Marvin [Minsky] used to say that we don’t really learn something until we’ve learnt it in more than one way. I think we need to do much more on both making the technology easier to access, so more people have access to it, and we demystify it, but also in making the systems built with these technologies more articulate and more transparent.

Knowledge@Wharton: What do you believe are some of the biggest bottlenecks hampering the growth of AI, and in what fields do you expect there will be breakthroughs?

Sikka: As I mentioned earlier, research and availability of talent is still quite lopsided. But there is another way in which the current state of AI is lopsided or bottlenecked. If you look at the way our brains are constructed, they are highly resilient. We are not only fraud identification machines.

We are not only obstacle detection and avoidance machines. We are much broader machines. I can have this conversation with you while also driving a car and thinking about what I have to do next and whether I’m feeling thirsty or not, and so forth.

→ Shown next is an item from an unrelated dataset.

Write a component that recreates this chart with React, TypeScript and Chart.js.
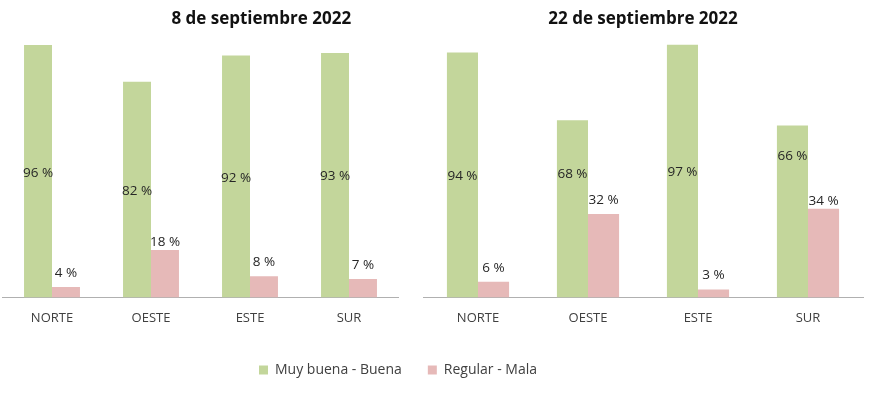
import React, { useEffect, useRef } from "react";
import { Chart, registerables } from "chart.js";

Chart.register(...registerables);

const categories = ["NORTE", "OESTE", "ESTE", "SUR"];
const seriesLabels = ["Muy buena - Buena", "Regular - Mala"];
const titleSept8 = "8 de septiembre 2022";
const titleSept22 = "22 de septiembre 2022";
const sept8Good = [96, 82, 92, 93];
const sept8Bad = [4, 18, 8, 7];
const sept22Good = [94, 68, 97, 66];
const sept22Bad = [6, 32, 3, 34];

const GREEN = "#c3d69b";
const PINK = "#e6b9b8";
const FONT = "'Open Sans', sans-serif";

const valueLabels = {
  id: "valueLabels",
  afterDatasetsDraw(chart: any, _args: any, opts: any) {
    const ctx = chart.ctx;
    ctx.save();
    ctx.font = `13.5px ${FONT}`;
    ctx.fillStyle = "#262626";
    ctx.textAlign = "center";
    ctx.textBaseline = "middle";
    chart.data.datasets.forEach((ds: any, i: number) => {
      const meta = chart.getDatasetMeta(i);
      meta.data.forEach((bar: any, j: number) => {
        const { x, y, base } = bar.getProps(["x", "y", "base"], true);
        const v = ds.data[j];
        let ty: number;
        if (i === 0) {
          ty = (y + base) / 2 + 1.5 + ((opts.goodShift && opts.goodShift[j]) || 0);
        } else {
          ty = y - 14 + ((opts.badShift && opts.badShift[j]) || 0);
        }
        ctx.fillText(`${v} %`, x, ty);
      });
    });
    ctx.restore();
  },
};

function makeConfig(
  title: string,
  good: number[],
  bad: number[],
  layoutPad: any,
  titlePadBottom: number,
  rightAxisWidth: number | null,
  goodShift: number[],
  badShift: number[]
): any {
  return {
    type: "bar",
    data: {
      labels: categories,
      datasets: [
        {
          label: seriesLabels[0],
          data: good,
          backgroundColor: GREEN,
          categoryPercentage: 0.565,
          barPercentage: 1,
        },
        {
          label: seriesLabels[1],
          data: bad,
          backgroundColor: PINK,
          categoryPercentage: 0.565,
          barPercentage: 1,
        },
      ],
    },
    options: {
      responsive: false,
      animation: false,
      devicePixelRatio: 1,
      layout: { padding: layoutPad },
      plugins: {
        legend: { display: false },
        tooltip: { enabled: false },
        title: {
          display: true,
          text: title,
          color: "#111111",
          font: { family: FONT, size: 17, weight: "bold", lineHeight: 1.2 },
          padding: { top: 8.5, bottom: titlePadBottom },
        },
        valueLabels: { goodShift, badShift },
      },
      scales: {
        x: {
          grid: { display: false, drawTicks: false },
          border: { display: true, color: "#b0b0b0", width: 1 },
          ticks: {
            color: "#404040",
            padding: 13.5,
            font: { family: FONT, size: 13, lineHeight: 1.2 },
          },
        },
        y: {
          display: rightAxisWidth !== null,
          position: "right",
          min: 0,
          max: 100,
          grid: { display: false, drawTicks: false },
          border: { display: false },
          ticks: { display: false },
          afterFit: (scale: any) => {
            if (rightAxisWidth !== null) scale.width = rightAxisWidth;
          },
        },
      },
    },
    plugins: [valueLabels],
  };
}

function legendConfig(): any {
  return {
    type: "bar",
    data: {
      labels: [],
      datasets: [
        { label: seriesLabels[0], data: [], backgroundColor: GREEN },
        { label: seriesLabels[1], data: [], backgroundColor: PINK },
      ],
    },
    options: {
      responsive: false,
      animation: false,
      devicePixelRatio: 1,
      plugins: {
        tooltip: { enabled: false },
        legend: {
          display: true,
          position: "top",
          labels: {
            boxWidth: 9,
            boxHeight: 9,
            padding: 26,
            color: "#404040",
            font: { family: FONT, size: 14 },
          },
        },
      },
      scales: { x: { display: false }, y: { display: false } },
    },
  };
}

export default function App() {
  const leftRef = useRef<HTMLCanvasElement>(null);
  const rightRef = useRef<HTMLCanvasElement>(null);
  const legendRef = useRef<HTMLCanvasElement>(null);

  useEffect(() => {
    const left = new Chart(
      leftRef.current!,
      makeConfig(
        titleSept8,
        sept8Good,
        sept8Bad,
        { left: 2.5, right: 0, top: 0, bottom: 6 },
        5.6,
        121.5,
        [0, 0, 0, 0],
        [0, 6, 0, 0]
      )
    );
    const right = new Chart(
      rightRef.current!,
      makeConfig(
        titleSept22,
        sept22Good,
        sept22Bad,
        { left: 20, right: 22, top: 0, bottom: 6 },
        8.1,
        null,
        [0, -36, 0, -57],
        [0, 0, 0, 6]
      )
    );
    const legend = new Chart(legendRef.current!, legendConfig());
    return () => {
      left.destroy();
      right.destroy();
      legend.destroy();
    };
  }, []);

  return (
    <div
      style={{
        position: "fixed",
        left: 0,
        top: 0,
        width: 885,
        height: 393,
        background: "#ffffff",
        overflow: "hidden",
      }}
    >
      <canvas
        ref={leftRef}
        width={520}
        height={346}
        style={{ position: "absolute", left: 0, top: 0, width: 520, height: 346 }}
      />
      <canvas
        ref={rightRef}
        width={482}
        height={346}
        style={{ position: "absolute", left: 403, top: 0, width: 482, height: 346 }}
      />
      <canvas
        ref={legendRef}
        width={796}
        height={120}
        style={{ position: "absolute", left: 0, top: 337, width: 796, height: 120 }}
      />
    </div>
  );
}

This requires certain fundamental breakthroughs that still have not been happened. The state of AI today is such that there is a gold rush around a particular set of techniques. We need to develop some of the more broad-based, more general techniques as well, more ensemble techniques, which bring in reasoning, articulation, etc.

For example, if you go to Google or [Amazon’s virtual assistant] Alexa or any one of these services out there and ask them, “How tall was the President of the United States when Barack Obama was born?” None of these services can answer this, even though they all know the answers to the three underlying questions. But a 5-year-old can.

The basic ability to explicitly reason about things is an area where tremendous work has been done for the last many decades, but it seems largely lost on the AI research today. There are some signs that this area is developing, but it is still very early. There is a lot more work that needs to be done. I, myself, am working on some of these fundamental problems.

Knowledge@Wharton: You talked about the disproportionate and lopsided nature of resource allocation. Which sectors of AI are getting the most investment today? How do you expect that to evolve over the next decade? What do traditional industries need to do to exploit these trends and adapt to transformation?

Sikka: There’s a lot of interest in autonomous driving. There is also a lot of interest in health care. Enterprise AI should start to pick up. So there are several areas of interest but they are quite lumpy and clustered in a few areas. It reminds me of the parable of the guy who lost his keys in the dark and looks for them underneath a lamp because that’s where the light was.

But I don’t want to make light of what is happening. There are a large number of very serious people also working in these areas, but generally it is quite lopsided. From an investment point of view, it is all around automating and simplifying and improving existing processes.

There are a few developments around bringing AI to completely new things, or doing things in new ways, breakthrough ways, but there is a disproportionate usage of AI for efficiency improvements and automation of existing businesses and we need to do more on the human-AI experience, of AI amplifying people’s work.

“There simply aren’t enough people who know these techniques.”